Incorporate in Japan


Updates on Japanse Company Law

Here are recent updates on the Japanese Companies Act (Company Law).

Video conference is now an option to hold a shareholders meeting.



For the long time, the Legal Affairs Bureau (registration office) in Japan had been refusing to accept the minutes of shareholders meeting using video conference as an evidence for registration.

But now, a stock company (KK) has three options to hold a shareholders meeting.

1. Traditional way. A shareholders meeting is held at one venue, and shareholders who cannot attend the meeting vote by proxy in advance.

2. Video conference. A shareholders meeting is held at two or more venues, and shareholders can participate in the meeting using video coference system. In this case, the company should use the system that ensures bidirectionality and immediacy of communication all through the meeting.

3. Omission of resolution. When directors or shareholders submit a proposal and all the shareholders agree to the proposal, it shall be deemed that the resolution to approve the proposal at the shareholders meeting has been made. In this case, the company should make the document recording those matters in place of minutes.
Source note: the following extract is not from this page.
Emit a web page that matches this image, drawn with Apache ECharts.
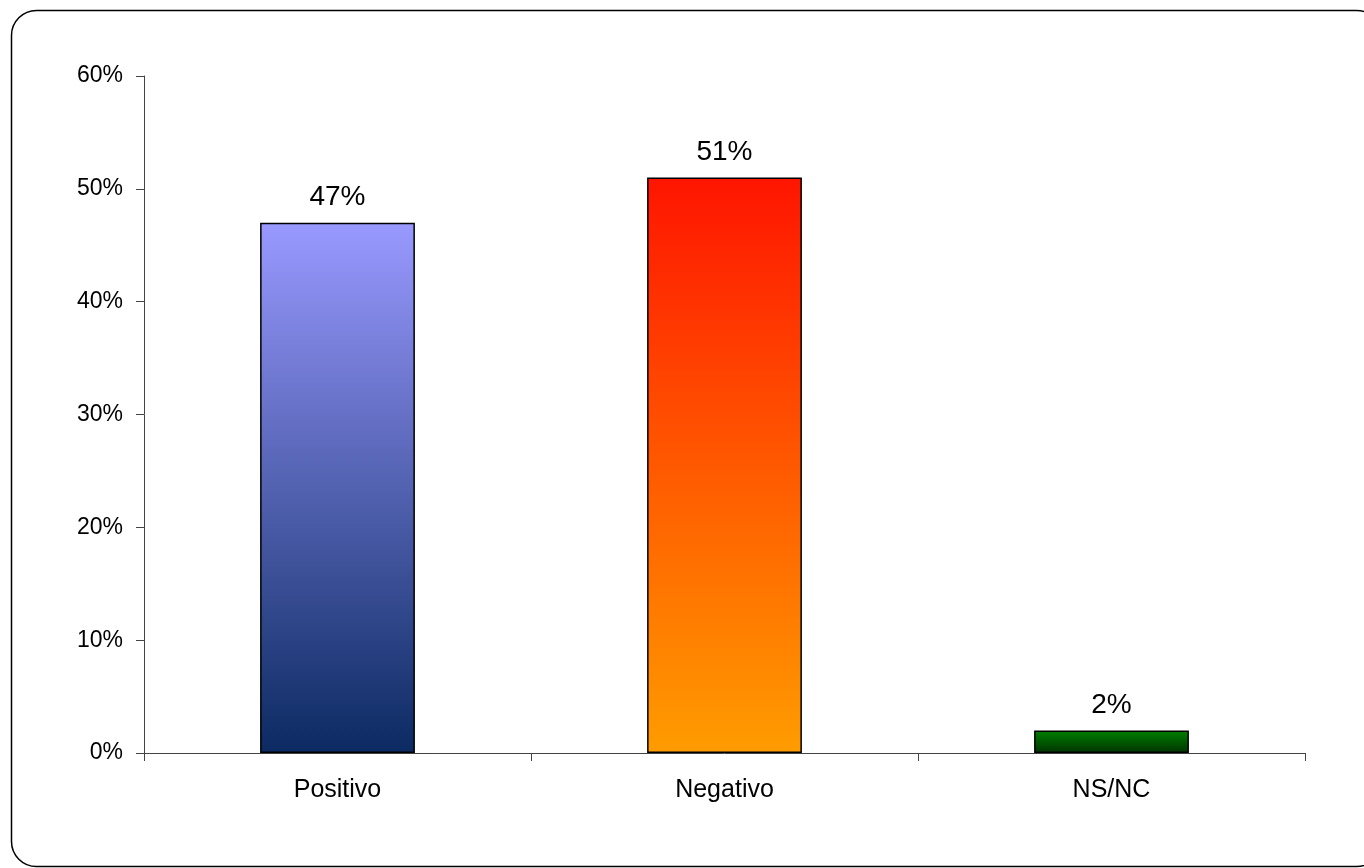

This document can be used as the evidence of the resolution when a stock company submits an application for registration.

Yugen Kaisha (YK) can be easily converted to Kabushiki Kaisha (KK)(since May 1, 2006)



There was a significant amendment to the Commercial Code of Japan in May 2006. Yugen Kaisha Law was abolished, and the provisions of the Commercial Code dealing with corporations (Kabushiki Kaisha, Gomei Kaisha, Goshi Kaisha) was reorganized into the New Companies Act.

Under the New Companies Act, Yugen Kaisha can be converted to Kabushiki Kaisha more easily than the past conversion process from YK to KK.

Flow of procedures for converting YK to KK under the New Companies Act

Changing the company name by a general meeting of shareholders (from AAA Yugen Kaisha to AAA Kabushiki Kaisha)

Lodging the application with the Legal Affairs Bureau for registration of the new name; registration of company seal with the Legal Affairs Bureau

Completion of registration; acquisition of certificate of registration (and certificate of company seal, if necessary)


Time required: about two weeks after determination to convert YK to KK.

Obligation to establish a branch for foreign companies doing business in Japan was abolished (since April 1, 2003).



Formerly, a foreign company doing business in Japan is required to have a branch in Japan. By the amendment to the Commercial Code, obligation to have a branch was abolished. Please note the registration of representative in Japan is still necessary.